The Old Playbook Doesn't Work Anymore
For decades, silver needed a crisis to shine. Inflation spikes, geopolitical chaos, currency fears — those were the catalysts that sent the metal higher. But something's changed. Silver's latest run isn't being fueled by CPI prints or trade war headlines. It's being driven by something more fundamental: actual industrial consumption.
AI data centers, semiconductor fabrication, and solar installations are eating up silver at a pace that's starting to matter. And unlike speculative capital flows, these trends don't reverse when the Fed pivots or tensions ease.
From Hedge To Hardware
In an exclusive interview with MarketDash, Ed Egilinsky of Direxion pointed to silver's growing role in semiconductors and data centers as "transformative in nature." These aren't momentum trades or macro bets. They're long-horizon, capital-intensive buildouts backed by industrial policy and corporate spending commitments.

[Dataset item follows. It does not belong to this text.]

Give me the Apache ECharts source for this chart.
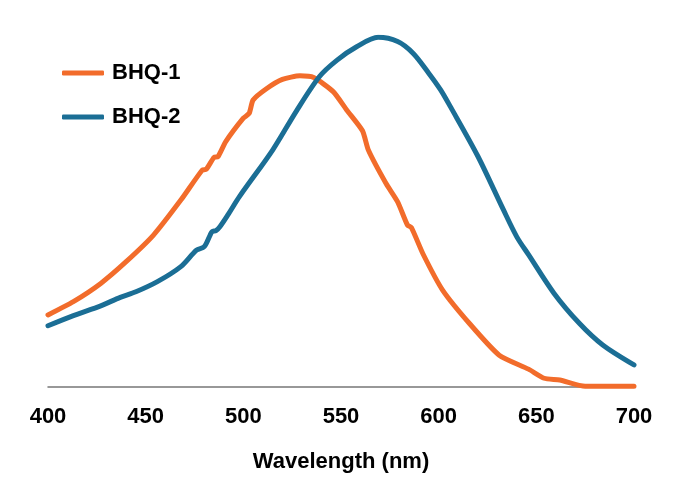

Here's the kicker: iShares Silver ETF (SLV) has rallied sharply over the past two years even as the VIX stayed quiet. "This is evident over the last two years where the VIX has been mostly muted, yet gold and silver have rallied sharply," Egilinsky noted. That's unusual. It suggests the bid is coming from people who actually need the metal, not from traders looking to hedge tail risk.
Solar energy remains a massive silver sink, and AI infrastructure is layering on another stream of steady, non-discretionary demand. Add in a weaker dollar in 2025, and you've got multiple tailwinds converging at once.